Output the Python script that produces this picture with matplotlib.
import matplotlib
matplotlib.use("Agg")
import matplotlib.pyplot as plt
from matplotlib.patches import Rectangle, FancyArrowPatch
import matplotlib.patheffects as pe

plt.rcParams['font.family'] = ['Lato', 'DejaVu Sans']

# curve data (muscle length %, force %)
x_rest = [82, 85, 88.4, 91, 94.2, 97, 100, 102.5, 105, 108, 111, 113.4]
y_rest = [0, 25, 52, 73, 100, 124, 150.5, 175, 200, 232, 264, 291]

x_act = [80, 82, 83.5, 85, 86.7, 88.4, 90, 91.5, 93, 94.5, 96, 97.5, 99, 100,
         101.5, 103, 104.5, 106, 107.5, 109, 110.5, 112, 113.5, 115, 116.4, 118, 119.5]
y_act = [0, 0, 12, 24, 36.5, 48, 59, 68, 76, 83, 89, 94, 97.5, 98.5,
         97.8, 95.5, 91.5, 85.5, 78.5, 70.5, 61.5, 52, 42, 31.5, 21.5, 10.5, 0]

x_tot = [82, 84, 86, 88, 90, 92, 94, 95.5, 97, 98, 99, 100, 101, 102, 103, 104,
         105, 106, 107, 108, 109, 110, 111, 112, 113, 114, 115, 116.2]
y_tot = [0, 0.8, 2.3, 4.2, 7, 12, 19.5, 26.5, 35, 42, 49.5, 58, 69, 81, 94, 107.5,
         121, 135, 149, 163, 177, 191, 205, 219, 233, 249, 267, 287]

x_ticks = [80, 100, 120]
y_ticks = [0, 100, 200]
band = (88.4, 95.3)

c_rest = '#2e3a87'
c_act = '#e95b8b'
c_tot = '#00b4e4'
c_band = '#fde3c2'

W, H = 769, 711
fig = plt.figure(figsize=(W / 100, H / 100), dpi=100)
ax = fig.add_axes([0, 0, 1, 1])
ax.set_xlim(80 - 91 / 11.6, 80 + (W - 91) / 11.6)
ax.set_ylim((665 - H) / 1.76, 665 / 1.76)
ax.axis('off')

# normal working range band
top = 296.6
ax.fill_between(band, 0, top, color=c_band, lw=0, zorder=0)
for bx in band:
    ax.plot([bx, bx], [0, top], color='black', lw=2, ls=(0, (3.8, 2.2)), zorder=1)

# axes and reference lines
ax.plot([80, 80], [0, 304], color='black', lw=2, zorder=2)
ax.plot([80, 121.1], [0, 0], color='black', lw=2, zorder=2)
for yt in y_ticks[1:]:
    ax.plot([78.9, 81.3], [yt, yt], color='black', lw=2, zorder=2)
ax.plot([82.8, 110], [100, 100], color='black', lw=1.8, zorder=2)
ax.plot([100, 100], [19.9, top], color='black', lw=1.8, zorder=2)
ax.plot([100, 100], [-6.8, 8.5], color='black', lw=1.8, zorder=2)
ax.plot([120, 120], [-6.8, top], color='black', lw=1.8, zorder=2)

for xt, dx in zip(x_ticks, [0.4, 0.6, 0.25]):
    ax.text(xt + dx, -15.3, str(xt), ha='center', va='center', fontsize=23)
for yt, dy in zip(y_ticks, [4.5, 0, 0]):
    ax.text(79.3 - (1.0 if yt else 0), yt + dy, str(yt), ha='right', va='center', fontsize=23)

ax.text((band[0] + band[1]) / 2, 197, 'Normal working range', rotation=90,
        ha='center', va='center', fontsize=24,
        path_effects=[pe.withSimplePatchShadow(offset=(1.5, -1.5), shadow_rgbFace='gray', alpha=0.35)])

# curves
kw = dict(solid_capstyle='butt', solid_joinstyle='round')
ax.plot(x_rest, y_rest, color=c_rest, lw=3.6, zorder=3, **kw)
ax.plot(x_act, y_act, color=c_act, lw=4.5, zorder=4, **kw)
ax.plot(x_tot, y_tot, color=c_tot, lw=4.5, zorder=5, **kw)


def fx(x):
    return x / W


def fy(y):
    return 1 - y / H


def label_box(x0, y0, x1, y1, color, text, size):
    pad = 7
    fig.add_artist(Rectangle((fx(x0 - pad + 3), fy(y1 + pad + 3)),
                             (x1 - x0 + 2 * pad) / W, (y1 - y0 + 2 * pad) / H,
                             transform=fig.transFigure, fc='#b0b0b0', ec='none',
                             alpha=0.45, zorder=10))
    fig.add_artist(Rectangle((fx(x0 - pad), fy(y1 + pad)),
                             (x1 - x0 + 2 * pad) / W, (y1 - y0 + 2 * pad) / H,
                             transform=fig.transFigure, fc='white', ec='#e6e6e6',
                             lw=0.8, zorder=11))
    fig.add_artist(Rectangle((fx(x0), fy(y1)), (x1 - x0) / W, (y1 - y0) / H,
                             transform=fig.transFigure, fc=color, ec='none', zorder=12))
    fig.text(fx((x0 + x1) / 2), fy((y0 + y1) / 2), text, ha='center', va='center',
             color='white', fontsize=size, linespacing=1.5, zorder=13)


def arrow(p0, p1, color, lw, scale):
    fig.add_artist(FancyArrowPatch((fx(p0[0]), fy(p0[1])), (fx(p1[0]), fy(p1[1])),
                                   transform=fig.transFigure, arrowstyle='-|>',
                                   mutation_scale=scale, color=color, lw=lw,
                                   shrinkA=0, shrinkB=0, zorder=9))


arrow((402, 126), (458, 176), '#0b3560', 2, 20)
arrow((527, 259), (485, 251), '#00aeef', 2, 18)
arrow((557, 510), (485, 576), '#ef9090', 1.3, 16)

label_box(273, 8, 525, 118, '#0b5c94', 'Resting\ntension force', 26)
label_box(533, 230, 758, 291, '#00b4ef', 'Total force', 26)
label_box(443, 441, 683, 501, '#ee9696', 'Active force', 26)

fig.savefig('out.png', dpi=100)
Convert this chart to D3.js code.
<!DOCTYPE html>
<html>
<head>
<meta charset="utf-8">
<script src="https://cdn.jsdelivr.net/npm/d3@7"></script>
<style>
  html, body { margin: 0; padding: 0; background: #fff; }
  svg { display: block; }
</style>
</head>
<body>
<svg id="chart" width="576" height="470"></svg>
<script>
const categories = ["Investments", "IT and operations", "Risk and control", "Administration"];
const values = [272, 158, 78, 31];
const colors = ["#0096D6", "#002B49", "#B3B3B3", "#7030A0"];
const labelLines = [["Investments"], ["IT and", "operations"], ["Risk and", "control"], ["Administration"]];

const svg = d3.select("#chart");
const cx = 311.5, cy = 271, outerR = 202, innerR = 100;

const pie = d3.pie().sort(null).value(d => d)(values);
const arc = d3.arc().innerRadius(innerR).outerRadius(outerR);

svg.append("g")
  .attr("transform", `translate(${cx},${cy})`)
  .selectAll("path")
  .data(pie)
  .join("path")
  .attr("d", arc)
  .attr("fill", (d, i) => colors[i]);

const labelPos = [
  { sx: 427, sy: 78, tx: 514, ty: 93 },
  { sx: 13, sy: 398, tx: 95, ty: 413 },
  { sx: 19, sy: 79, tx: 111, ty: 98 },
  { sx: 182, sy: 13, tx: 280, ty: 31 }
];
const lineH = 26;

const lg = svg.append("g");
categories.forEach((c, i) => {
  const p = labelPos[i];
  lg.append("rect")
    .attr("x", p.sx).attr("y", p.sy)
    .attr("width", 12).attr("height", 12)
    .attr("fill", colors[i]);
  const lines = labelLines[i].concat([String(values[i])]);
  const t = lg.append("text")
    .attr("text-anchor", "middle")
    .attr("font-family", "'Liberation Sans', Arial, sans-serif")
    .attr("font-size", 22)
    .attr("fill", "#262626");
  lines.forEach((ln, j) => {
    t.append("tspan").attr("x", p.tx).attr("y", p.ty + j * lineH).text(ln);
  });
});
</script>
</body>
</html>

EXERCISE REQUIREMENTS
Write the complete data out, exactly as above.

TASK ANSWER
Output the Python script that produces this picture with matplotlib.
import matplotlib
matplotlib.use("Agg")
import matplotlib.pyplot as plt
from matplotlib.patches import Rectangle, FancyArrowPatch
import matplotlib.patheffects as pe

plt.rcParams['font.family'] = ['Lato', 'DejaVu Sans']

# curve data (muscle length %, force %)
x_rest = [82, 85, 88.4, 91, 94.2, 97, 100, 102.5, 105, 108, 111, 113.4]
y_rest = [0, 25, 52, 73, 100, 124, 150.5, 175, 200, 232, 264, 291]

x_act = [80, 82, 83.5, 85, 86.7, 88.4, 90, 91.5, 93, 94.5, 96, 97.5, 99, 100,
         101.5, 103, 104.5, 106, 107.5, 109, 110.5, 112, 113.5, 115, 116.4, 118, 119.5]
y_act = [0, 0, 12, 24, 36.5, 48, 59, 68, 76, 83, 89, 94, 97.5, 98.5,
         97.8, 95.5, 91.5, 85.5, 78.5, 70.5, 61.5, 52, 42, 31.5, 21.5, 10.5, 0]

x_tot = [82, 84, 86, 88, 90, 92, 94, 95.5, 97, 98, 99, 100, 101, 102, 103, 104,
         105, 106, 107, 108, 109, 110, 111, 112, 113, 114, 115, 116.2]
y_tot = [0, 0.8, 2.3, 4.2, 7, 12, 19.5, 26.5, 35, 42, 49.5, 58, 69, 81, 94, 107.5,
         121, 135, 149, 163, 177, 191, 205, 219, 233, 249, 267, 287]

x_ticks = [80, 100, 120]
y_ticks = [0, 100, 200]
band = (88.4, 95.3)

c_rest = '#2e3a87'
c_act = '#e95b8b'
c_tot = '#00b4e4'
c_band = '#fde3c2'

W, H = 769, 711
fig = plt.figure(figsize=(W / 100, H / 100), dpi=100)
ax = fig.add_axes([0, 0, 1, 1])
ax.set_xlim(80 - 91 / 11.6, 80 + (W - 91) / 11.6)
ax.set_ylim((665 - H) / 1.76, 665 / 1.76)
ax.axis('off')

# normal working range band
top = 296.6
ax.fill_between(band, 0, top, color=c_band, lw=0, zorder=0)
for bx in band:
    ax.plot([bx, bx], [0, top], color='black', lw=2, ls=(0, (3.8, 2.2)), zorder=1)

# axes and reference lines
ax.plot([80, 80], [0, 304], color='black', lw=2, zorder=2)
ax.plot([80, 121.1], [0, 0], color='black', lw=2, zorder=2)
for yt in y_ticks[1:]:
    ax.plot([78.9, 81.3], [yt, yt], color='black', lw=2, zorder=2)
ax.plot([82.8, 110], [100, 100], color='black', lw=1.8, zorder=2)
ax.plot([100, 100], [19.9, top], color='black', lw=1.8, zorder=2)
ax.plot([100, 100], [-6.8, 8.5], color='black', lw=1.8, zorder=2)
ax.plot([120, 120], [-6.8, top], color='black', lw=1.8, zorder=2)

for xt, dx in zip(x_ticks, [0.4, 0.6, 0.25]):
    ax.text(xt + dx, -15.3, str(xt), ha='center', va='center', fontsize=23)
for yt, dy in zip(y_ticks, [4.5, 0, 0]):
    ax.text(79.3 - (1.0 if yt else 0), yt + dy, str(yt), ha='right', va='center', fontsize=23)

ax.text((band[0] + band[1]) / 2, 197, 'Normal working range', rotation=90,
        ha='center', va='center', fontsize=24,
        path_effects=[pe.withSimplePatchShadow(offset=(1.5, -1.5), shadow_rgbFace='gray', alpha=0.35)])

# curves
kw = dict(solid_capstyle='butt', solid_joinstyle='round')
ax.plot(x_rest, y_rest, color=c_rest, lw=3.6, zorder=3, **kw)
ax.plot(x_act, y_act, color=c_act, lw=4.5, zorder=4, **kw)
ax.plot(x_tot, y_tot, color=c_tot, lw=4.5, zorder=5, **kw)


def fx(x):
    return x / W


def fy(y):
    return 1 - y / H


def label_box(x0, y0, x1, y1, color, text, size):
    pad = 7
    fig.add_artist(Rectangle((fx(x0 - pad + 3), fy(y1 + pad + 3)),
                             (x1 - x0 + 2 * pad) / W, (y1 - y0 + 2 * pad) / H,
                             transform=fig.transFigure, fc='#b0b0b0', ec='none',
                             alpha=0.45, zorder=10))
    fig.add_artist(Rectangle((fx(x0 - pad), fy(y1 + pad)),
                             (x1 - x0 + 2 * pad) / W, (y1 - y0 + 2 * pad) / H,
                             transform=fig.transFigure, fc='white', ec='#e6e6e6',
                             lw=0.8, zorder=11))
    fig.add_artist(Rectangle((fx(x0), fy(y1)), (x1 - x0) / W, (y1 - y0) / H,
                             transform=fig.transFigure, fc=color, ec='none', zorder=12))
    fig.text(fx((x0 + x1) / 2), fy((y0 + y1) / 2), text, ha='center', va='center',
             color='white', fontsize=size, linespacing=1.5, zorder=13)


def arrow(p0, p1, color, lw, scale):
    fig.add_artist(FancyArrowPatch((fx(p0[0]), fy(p0[1])), (fx(p1[0]), fy(p1[1])),
                                   transform=fig.transFigure, arrowstyle='-|>',
                                   mutation_scale=scale, color=color, lw=lw,
                                   shrinkA=0, shrinkB=0, zorder=9))


arrow((402, 126), (458, 176), '#0b3560', 2, 20)
arrow((527, 259), (485, 251), '#00aeef', 2, 18)
arrow((557, 510), (485, 576), '#ef9090', 1.3, 16)

label_box(273, 8, 525, 118, '#0b5c94', 'Resting\ntension force', 26)
label_box(533, 230, 758, 291, '#00b4ef', 'Total force', 26)
label_box(443, 441, 683, 501, '#ee9696', 'Active force', 26)

fig.savefig('out.png', dpi=100)
Convert this chart to D3.js code.
<!DOCTYPE html>
<html>
<head>
<meta charset="utf-8">
<script src="https://cdn.jsdelivr.net/npm/d3@7"></script>
<style>
  html, body { margin: 0; padding: 0; background: #fff; }
  svg { display: block; }
</style>
</head>
<body>
<svg id="chart" width="576" height="470"></svg>
<script>
const categories = ["Investments", "IT and operations", "Risk and control", "Administration"];
const values = [272, 158, 78, 31];
const colors = ["#0096D6", "#002B49", "#B3B3B3", "#7030A0"];
const labelLines = [["Investments"], ["IT and", "operations"], ["Risk and", "control"], ["Administration"]];

const svg = d3.select("#chart");
const cx = 311.5, cy = 271, outerR = 202, innerR = 100;

const pie = d3.pie().sort(null).value(d => d)(values);
const arc = d3.arc().innerRadius(innerR).outerRadius(outerR);

svg.append("g")
  .attr("transform", `translate(${cx},${cy})`)
  .selectAll("path")
  .data(pie)
  .join("path")
  .attr("d", arc)
  .attr("fill", (d, i) => colors[i]);

const labelPos = [
  { sx: 427, sy: 78, tx: 514, ty: 93 },
  { sx: 13, sy: 398, tx: 95, ty: 413 },
  { sx: 19, sy: 79, tx: 111, ty: 98 },
  { sx: 182, sy: 13, tx: 280, ty: 31 }
];
const lineH = 26;

const lg = svg.append("g");
categories.forEach((c, i) => {
  const p = labelPos[i];
  lg.append("rect")
    .attr("x", p.sx).attr("y", p.sy)
    .attr("width", 12).attr("height", 12)
    .attr("fill", colors[i]);
  const lines = labelLines[i].concat([String(values[i])]);
  const t = lg.append("text")
    .attr("text-anchor", "middle")
    .attr("font-family", "'Liberation Sans', Arial, sans-serif")
    .attr("font-size", 22)
    .attr("fill", "#262626");
  lines.forEach((ln, j) => {
    t.append("tspan").attr("x", p.tx).attr("y", p.ty + j * lineH).text(ln);
  });
});
</script>
</body>
</html>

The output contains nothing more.